2016/03/05
むむみみ
見た目も色鮮やかなオレンジ色をしているのが特徴のミモレット チーズ。あまり知られてはいませんが、そのミモレット チーズの発祥や製法には、驚くべき秘密があるのです。今回はそんなミモレット チーズの秘められた真実について語りたいと思います。
エダム チーズ
この代替品がミモレット チーズ
17世紀、当時のフランスが採った重商主義政策によりイギリス、オランダ製品に高関税がかけられました。
フランスで人気のあったオランダ原産のエダム チーズが入ってこなくなったので、その代替品として作られたのがミモレット チーズです。
チーズの歴史の中で、ミモレット チーズは比較的新しいチーズといえるでしょう。
フランドル地方
原産地はフランス北部フランドル地方ノール=パ・ド・カレー地域圏のリールとされていますが、製法がエダムチーズと同じことからオランダ原産とする説もあるそうです。
フランドル地方はフランスの最北端とも言える地方で、ベルギーとの国境付近になります。
「フランドル」を英語読みすると「フランダース」になります。
アニメ『フランダースの犬』でお馴染みの地方です。
ミモレット チーズの外見
ゴツゴツした漬物石!?
ミモレット チーズは牛乳を原料にして作られるセミハードチーズ、またはハードチーズです。
アナトー色素を使っているので、中身の色は鮮やかなオレンジ色になります。
大きさは20cm程度で上下がつぶれたボール状をしています。
表面はクレーターのような穴が開いていて、粉を吹いているのが特徴です。
アナトー色素とは、ベニノキの種子から抽出される食用色素です。
ベニノキ熱帯アメリカ原産の常緑低木で、毛の生えた赤い果実が実ります。
果実の中に多数の種子を含み、その種子の皮からアナトー色素が抽出されます。
ベニノキの果実
ベニノキの種子
南米や東南アジアなどでは高価なサフランの代用品として、ベニノキの種子をそのまま香辛料・着色料として使われています。
アマゾン川流域などの原住民が古くから化粧・ボディペインティングに利用していたそうです。
現在は食用色素(食品添加物)や口紅に利用されています。
ミモレット チーズの茶色っぽいゴツゴツした表面の正体は『ダニ』です。
コナダニの一種で「チーズダニ」と呼ばれています。
チーズダニ
チーズダニはチーズの表面や表面に開いた穴に入ってチーズを食べます。
そのチーズダニの糞や、脱皮した皮がミモレット チーズの表面に茶色っぽい層を形成します。

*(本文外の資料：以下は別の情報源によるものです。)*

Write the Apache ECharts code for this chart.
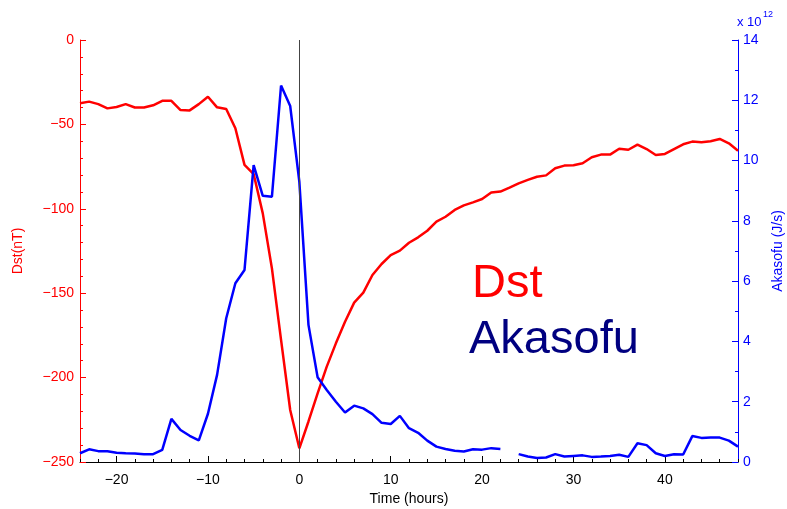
<!DOCTYPE html>
<html>
<head>
<meta charset="utf-8">
<script src="https://cdn.jsdelivr.net/npm/echarts@6/dist/echarts.min.js"></script>
<style>
html,body{margin:0;padding:0;background:#fff;}
#c{width:787px;height:509px;}
</style>
</head>
<body>
<div id="c"></div>
<script>
// Time (hours) relative to storm onset
var hours = [-24,-23,-22,-21,-20,-19,-18,-17,-16,-15,-14,-13,-12,-11,-10,-9,-8,-7,-6,-5,-4,-3,-2,-1,
  0,1,2,3,4,5,6,7,8,9,10,11,12,13,14,15,16,17,18,19,20,21,22,23,
  24,25,26,27,28,29,30,31,32,33,34,35,36,37,38,39,40,41,42,43,44,45,46,47,48];

// Dst index (nT)
var dst = [-37.5,-36.5,-38,-40.5,-39.7,-38,-40,-40,-38.7,-36,-36,-41.5,-41.7,-38,-33.6,-39.9,-40.9,-52.3,-74,-79.4,-102.7,-135.3,-177.7,-219.2,
  -241.9,-226,-209.3,-193.5,-179.7,-166.9,-155.6,-149.7,-139.2,-132.7,-127.4,-124.8,-120.1,-116.9,-113,-107.6,-104.7,-100.7,-98,-96.2,-94.2,-90.3,-89.8,-87.4,
  -84.9,-82.9,-81,-80.2,-76,-74.4,-74.2,-73,-69.5,-67.9,-67.9,-64.4,-65,-62,-64.6,-68.1,-67.5,-64.6,-61.8,-60.2,-60.6,-60,-58.6,-61.2,-65.6];

// Akasofu epsilon (x 10^12 J/s); null = data gap
var akasofu = [0.29,0.42,0.36,0.36,0.31,0.29,0.28,0.26,0.26,0.40,1.43,1.06,0.87,0.72,1.60,2.89,4.77,5.93,6.37,9.85,8.83,8.80,12.49,11.81,
  9.3,4.55,2.81,2.39,2.0,1.64,1.87,1.78,1.59,1.30,1.26,1.53,1.12,0.97,0.71,0.51,0.43,0.37,0.35,0.42,0.41,0.46,0.43,null,
  0.26,0.18,0.13,0.15,0.26,0.18,0.2,0.22,0.17,0.18,0.2,0.24,0.17,0.62,0.56,0.29,0.2,0.26,0.25,0.86,0.8,0.81,0.81,0.71,0.51];

var xTickLabels = [-20,-10,0,10,20,30,40];

function minusFmt(v){ return v < 0 ? '\u2212' + Math.abs(v) : String(v); }

var dstData = hours.map(function(h,i){ return [h, dst[i]]; });
var akaData = hours.map(function(h,i){ return [h, akasofu[i]]; });

var FONT = 'Liberation Sans, Arial, Helvetica, sans-serif';
var chart = echarts.init(document.getElementById('c'), null, {renderer:'canvas'});
chart.setOption({
  animation: false,
  backgroundColor: '#ffffff',
  grid: [
    {left: 80, right: 49, top: 40, bottom: 47, containLabel: false, outerBoundsMode: 'none'},
    {left: 80, right: 49, top: 40, bottom: 47, containLabel: false, outerBoundsMode: 'none'}
  ],
  xAxis: [{
    type: 'value', min: -24, max: 48, gridIndex: 0,
    name: 'Time (hours)', nameLocation: 'middle', nameGap: 30,
    nameTextStyle: {color: '#000', fontSize: 14, fontFamily: FONT},
    axisLine: {show: true, onZero: false, lineStyle: {color: '#000', width: 1}},
    axisTick: {show: true, inside: true, length: 6, customValues: xTickLabels, lineStyle: {color: '#000'}},
    axisLabel: {show: true, customValues: xTickLabels, formatter: minusFmt, color: '#000', fontSize: 14, fontFamily: FONT, margin: 11},
    splitLine: {show: false}
  },{
    type: 'value', min: -24, max: 48, interval: 2, gridIndex: 1, position: 'bottom',
    axisLine: {show: false, onZero: false},
    axisTick: {show: true, inside: true, length: 3, lineStyle: {color: '#000'}},
    axisLabel: {show: false},
    splitLine: {show: false}
  }],
  yAxis: [{
    type: 'value', min: -250, max: 0, interval: 50, position: 'left', gridIndex: 0,
    name: 'Dst(nT)', nameLocation: 'middle', nameGap: 55,
    nameTextStyle: {color: '#ff0000', fontSize: 14, fontFamily: FONT},
    axisLine: {show: true, onZero: false, lineStyle: {color: '#ff0000', width: 1}},
    axisTick: {show: true, inside: true, length: 6, lineStyle: {color: '#ff0000'}},
    minorTick: {show: true, splitNumber: 5, length: 3, lineStyle: {color: '#ff0000'}},
    axisLabel: {formatter: minusFmt, color: '#ff0000', fontSize: 14, fontFamily: FONT, margin: 6},
    splitLine: {show: false}
  },{
    type: 'value', min: 0, max: 14, interval: 2, position: 'right', gridIndex: 0,
    name: 'Akasofu (J/s)', nameLocation: 'middle', nameGap: 33, nameRotate: 90,
    nameTextStyle: {color: '#0000ff', fontSize: 14, fontFamily: FONT},
    axisLine: {show: true, onZero: false, lineStyle: {color: '#0000ff', width: 1}},
    axisTick: {show: true, inside: true, length: 6, lineStyle: {color: '#0000ff'}},
    minorTick: {show: true, splitNumber: 2, length: 3, lineStyle: {color: '#0000ff'}},
    axisLabel: {color: '#0000ff', fontSize: 14, fontFamily: FONT, margin: 5},
    splitLine: {show: false}
  },{
    type: 'value', min: 0, max: 1, gridIndex: 1, show: false
  }],
  series: [{
    name: 'Dst', type: 'line', xAxisIndex: 0, yAxisIndex: 0,
    data: dstData, showSymbol: false, symbol: 'none',
    lineStyle: {color: '#ff0000', width: 2.5}, itemStyle: {color: '#ff0000'},
    markLine: {
      silent: true, symbol: ['none','none'], label: {show: false},
      lineStyle: {color: '#444', width: 1, type: 'solid'},
      data: [{xAxis: 0}]
    }
  },{
    name: 'Akasofu', type: 'line', xAxisIndex: 0, yAxisIndex: 1,
    data: akaData, showSymbol: false, symbol: 'none', connectNulls: false,
    lineStyle: {color: '#0000ff', width: 2.5}, itemStyle: {color: '#0000ff'}
  }],
  graphic: [
    {type: 'text', left: 472, top: 261, style: {text: 'Dst', fill: '#ff0000', font: '47px ' + FONT}},
    {type: 'text', left: 469, top: 317, style: {text: 'Akasofu', fill: '#000080', font: '47px ' + FONT}},
    {type: 'text', left: 737, top: 16, style: {text: 'x 10', fill: '#0000ff', font: '13px ' + FONT}},
    {type: 'text', left: 763, top: 10, style: {text: '12', fill: '#0000ff', font: '9px ' + FONT}}
  ]
});
</script>
</body>
</html>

通常ならチーズの熟成はカビによるものがほとんどですが、ミモレット チーズのようにダニで熟成するチーズもたくさんあります。
もちろん人体には無害なのでご安心を。
表皮を削り取ったミモレット チーズ
ミモレット チーズを食べる時は、その茶色っぽい表皮ごと食べてもいいのですが・・・。
表皮は硬くて食感が悪いので、表皮を削り取ってオレンジ色の中身だけ食べるようにしましょう。
角切りにしたミモレット チーズ
サラダなどにトッピング
スライスしたミモレット チーズ
サンドウィッチに挟んで
熟成の浅いミモレット チーズはプロセス チーズのように弾力があって柔らかいので、包丁などで簡単にカットできます。
角切りにしてサラダにトッピングしたり、スライスしてサンドウィッチに挟んだり・・・。
もちろんそのまま食べても美味しいです。
熟成の進んだミモレット チーズ
そのままおつまみに
摩り下ろしたミモレット チーズ
例)リゾットにトッピング
熟成の進んだミモレット チーズは水分が抜けてカチカチに硬くなります。
切るというよりも割るといった感じになるので、包丁などで怪我をしないように注意しましょう。
熟成期間が18ヶ月を超えたミモレット チーズには「からすみ」のような風味があります。
薄く削ってチビチビ味わうと、お酒の進むいいおつまみになります。
また硬いミモレット チーズを摩り下ろして、粉チーズ感覚でお料理にトッピングしても美味しいです。
ラップで包んだミモレット チーズ
ラップに包んで冷蔵保存すれば、結構長持ちします。
切り分けてパッケージされているものがほとんどですが、そういったものを保存しても残念ながら熟成は進みません。(チーズダニが死滅しているため)
スーパーなどで熟成期間ごとに別売りされていますので、お好みの味わいのものを選ぶようにしましょう。
市販のミモレット チーズ
18ヶ月熟成のミモレット チーズ
いかがでしたでしょうか?
アメリカでは2013年3月、生きたチーズダニの寄生を理由に輸入禁止となりました。
でも日本のチーズ専門店なら、チーズダニが生きているミモレット チーズも売っています。
ちょっと気持ち悪いかもしれませんが、そんなミモレット チーズを探してみるのも楽しいのではないでしょうか?